▶ _GIVEN INSTRUCTION_: Leave out the images and repeat the listing below without a single change.

>>>

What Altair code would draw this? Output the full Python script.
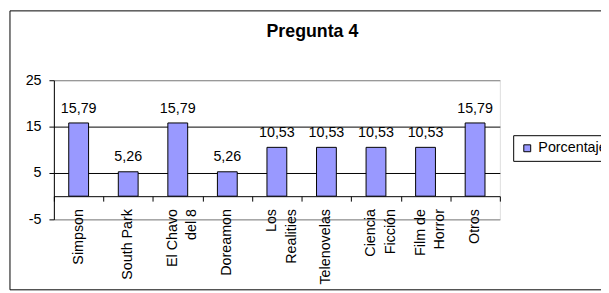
import altair as alt
import pandas as pd

# ---- data ----
categories = ["Simpson", "South Park", "El Chavo\ndel 8", "Doreamon", "Los\nRealities",
              "Telenovelas", "Ciencia\nFicción", "Film de\nHorror", "Otros"]
values = [15.79, 5.26, 15.79, 5.26, 10.53, 10.53, 10.53, 10.53, 15.79]
series_name = "Porcentaje"
y_ticks = [-5, 5, 15, 25]
chart_title = "Pregunta 4"

df = pd.DataFrame({"cat": categories, "v": values, "serie": [series_name] * len(categories)})
df["multi"] = df["cat"].str.contains("\n")

FONT = "Liberation Sans"
FS = 14.5
W, H = 452, 141

x_enc = alt.X(
    "cat:N", sort=None,
    scale=alt.Scale(paddingInner=0, paddingOuter=0),
    axis=alt.Axis(
        title=None, orient="bottom", offset=-23.5,
        domainColor="black", domainWidth=1,
        tickColor="black", tickSize=5, tickBand="extent",
        labels=False, grid=False,
    ),
)
y_enc = alt.Y(
    "v:Q",
    scale=alt.Scale(domain=[-5, 25], nice=False, zero=True),
    axis=alt.Axis(
        title=None, values=y_ticks, labelExpr="datum.value + ''",
        domainColor="black", tickColor="black", tickSize=5, labelPadding=8,
        labelFont=FONT, labelFontSize=FS, labelColor="black",
        grid=True,
        gridColor={"condition": {"test": "datum.value == 5 || datum.value == 15", "value": "black"},
                   "value": "#808080"},
    ),
)

border = alt.Chart(pd.DataFrame({"k": [0]})).mark_rect(
    filled=False, stroke="black", strokeWidth=1
).encode(
    x=alt.value(-44.5), x2=alt.value(600), y=alt.value(-70.3), y2=alt.value(212.4)
)

bars = alt.Chart(df).mark_bar(
    width={"band": 0.4}, stroke="black", strokeWidth=1
).encode(
    x=x_enc, y=y_enc,
    color=alt.Color(
        "serie:N", scale=alt.Scale(range=["#9999FF"]),
        legend=alt.Legend(
            title=None, orient="none", legendX=465.5, legendY=55.7, padding=6,
            strokeColor="black", fillColor="white",
            symbolType="square", symbolSize=49, symbolStrokeColor="black",
            symbolStrokeWidth=1, symbolOffset=1, labelOffset=4,
            labelFont=FONT, labelFontSize=FS, labelColor="black", labelLimit=300,
        ),
    ),
)

values_text = alt.Chart(df).transform_calculate(
    lbl="replace(format(datum.v, '.2f'), '.', ',')"
).mark_text(
    dy=-10.5, baseline="alphabetic", align="center", font=FONT, fontSize=FS, color="black"
).encode(x=x_enc, y=y_enc, text="lbl:N")


def cat_labels(multi, shift):
    # rotated text: dx moves along the text (down the page), dy moves across it
    return alt.Chart(df).transform_filter(
        "datum.multi" if multi else "!datum.multi"
    ).mark_text(
        angle=270, align="right", baseline="middle", lineBreak="\n", lineHeight=20,
        font=FONT, fontSize=FS, color="black", dx=-13, dy=shift,
    ).encode(x=x_enc, y=alt.datum(0), text="cat:N")


chart = alt.layer(
    border, bars, values_text, cat_labels(False, 0), cat_labels(True, -5)
).properties(
    width=W, height=H,
    padding={"left": 46.5, "top": 71.3, "right": 102.5, "bottom": 72.7},
    autosize=alt.AutoSizeParams(type="none"),
    title=alt.TitleParams(
        chart_title, font=FONT, fontSize=18, fontWeight="bold", color="black",
        anchor="middle", frame="group", baseline="alphabetic", offset=0, dy=44.6, dx=36,
    ),
).configure_view(
    fill="#C0C0C0", stroke="#808080", strokeWidth=1
).configure(background="white")

chart.save("out.html", embed_options={"renderer": "svg", "actions": False})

<<<

▶ _SOLUTION BELOW_:
What Altair code would draw this? Output the full Python script.
import altair as alt
import pandas as pd

# ---- data ----
categories = ["Simpson", "South Park", "El Chavo\ndel 8", "Doreamon", "Los\nRealities",
              "Telenovelas", "Ciencia\nFicción", "Film de\nHorror", "Otros"]
values = [15.79, 5.26, 15.79, 5.26, 10.53, 10.53, 10.53, 10.53, 15.79]
series_name = "Porcentaje"
y_ticks = [-5, 5, 15, 25]
chart_title = "Pregunta 4"

df = pd.DataFrame({"cat": categories, "v": values, "serie": [series_name] * len(categories)})
df["multi"] = df["cat"].str.contains("\n")

FONT = "Liberation Sans"
FS = 14.5
W, H = 452, 141

x_enc = alt.X(
    "cat:N", sort=None,
    scale=alt.Scale(paddingInner=0, paddingOuter=0),
    axis=alt.Axis(
        title=None, orient="bottom", offset=-23.5,
        domainColor="black", domainWidth=1,
        tickColor="black", tickSize=5, tickBand="extent",
        labels=False, grid=False,
    ),
)
y_enc = alt.Y(
    "v:Q",
    scale=alt.Scale(domain=[-5, 25], nice=False, zero=True),
    axis=alt.Axis(
        title=None, values=y_ticks, labelExpr="datum.value + ''",
        domainColor="black", tickColor="black", tickSize=5, labelPadding=8,
        labelFont=FONT, labelFontSize=FS, labelColor="black",
        grid=True,
        gridColor={"condition": {"test": "datum.value == 5 || datum.value == 15", "value": "black"},
                   "value": "#808080"},
    ),
)

border = alt.Chart(pd.DataFrame({"k": [0]})).mark_rect(
    filled=False, stroke="black", strokeWidth=1
).encode(
    x=alt.value(-44.5), x2=alt.value(600), y=alt.value(-70.3), y2=alt.value(212.4)
)

bars = alt.Chart(df).mark_bar(
    width={"band": 0.4}, stroke="black", strokeWidth=1
).encode(
    x=x_enc, y=y_enc,
    color=alt.Color(
        "serie:N", scale=alt.Scale(range=["#9999FF"]),
        legend=alt.Legend(
            title=None, orient="none", legendX=465.5, legendY=55.7, padding=6,
            strokeColor="black", fillColor="white",
            symbolType="square", symbolSize=49, symbolStrokeColor="black",
            symbolStrokeWidth=1, symbolOffset=1, labelOffset=4,
            labelFont=FONT, labelFontSize=FS, labelColor="black", labelLimit=300,
        ),
    ),
)

values_text = alt.Chart(df).transform_calculate(
    lbl="replace(format(datum.v, '.2f'), '.', ',')"
).mark_text(
    dy=-10.5, baseline="alphabetic", align="center", font=FONT, fontSize=FS, color="black"
).encode(x=x_enc, y=y_enc, text="lbl:N")


def cat_labels(multi, shift):
    # rotated text: dx moves along the text (down the page), dy moves across it
    return alt.Chart(df).transform_filter(
        "datum.multi" if multi else "!datum.multi"
    ).mark_text(
        angle=270, align="right", baseline="middle", lineBreak="\n", lineHeight=20,
        font=FONT, fontSize=FS, color="black", dx=-13, dy=shift,
    ).encode(x=x_enc, y=alt.datum(0), text="cat:N")


chart = alt.layer(
    border, bars, values_text, cat_labels(False, 0), cat_labels(True, -5)
).properties(
    width=W, height=H,
    padding={"left": 46.5, "top": 71.3, "right": 102.5, "bottom": 72.7},
    autosize=alt.AutoSizeParams(type="none"),
    title=alt.TitleParams(
        chart_title, font=FONT, fontSize=18, fontWeight="bold", color="black",
        anchor="middle", frame="group", baseline="alphabetic", offset=0, dy=44.6, dx=36,
    ),
).configure_view(
    fill="#C0C0C0", stroke="#808080", strokeWidth=1
).configure(background="white")

chart.save("out.html", embed_options={"renderer": "svg", "actions": False})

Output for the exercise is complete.